The annual prize aims to reward the author of a work of fiction, non-fiction or poetry that best evokes the spirit of a place. The six authors, out of an initial longlist of 13, have been selected by judges Baroness Lola Young of Hornsey (chair), Helen Mort and Adam Rutherford, to form this year’s shortlist.
Gilligan is nominated for The Butchers (Atlantic Books), which traces the Irish folklore of how a man ended up in a rural slaughterhouse, suspended by his feet on a meat hook. Hare's debut novel This Lovely City (HQ) follows the course of a jazz musician, newly arrived in London on the "Windrush", and explores love and prejudice in post-Second World War London.
Mars-Jones' dark comedy Box Hill (Fitzcarraldo Editions) is a tale of an abusive, submissive gay affair set in Surrey. Mingya Powles' (pictured) Magnolia, 木蘭 (Nine Arches Press), her first full collection of poems, examines "the shape and texture of memories" and mixed-race girlhood.

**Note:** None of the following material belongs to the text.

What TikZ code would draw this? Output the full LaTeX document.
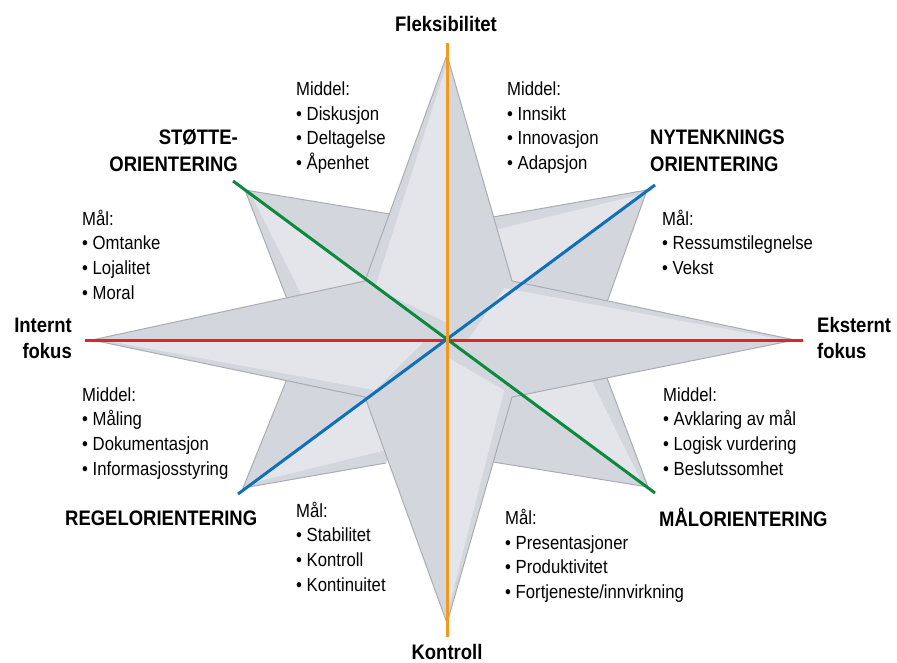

Rebanks' novel English Pastoral (Allen Lane), which follows four generations of his family farming in the Cumbrian Fells, and Wade's debut Square Haunting (Faber & Faber), which tells the stories of five women forging creative lives between the World Wars, complete the shortlist.
Previous recipients of the prize have included Roger Robinson, Aida Edemariam, Pascale Petit, Francis Spufford, Alan Johnson, Edmund de Waal, Hisham Matar and Louisa Waugh. The winner will be revealed on Tuesday 11th May.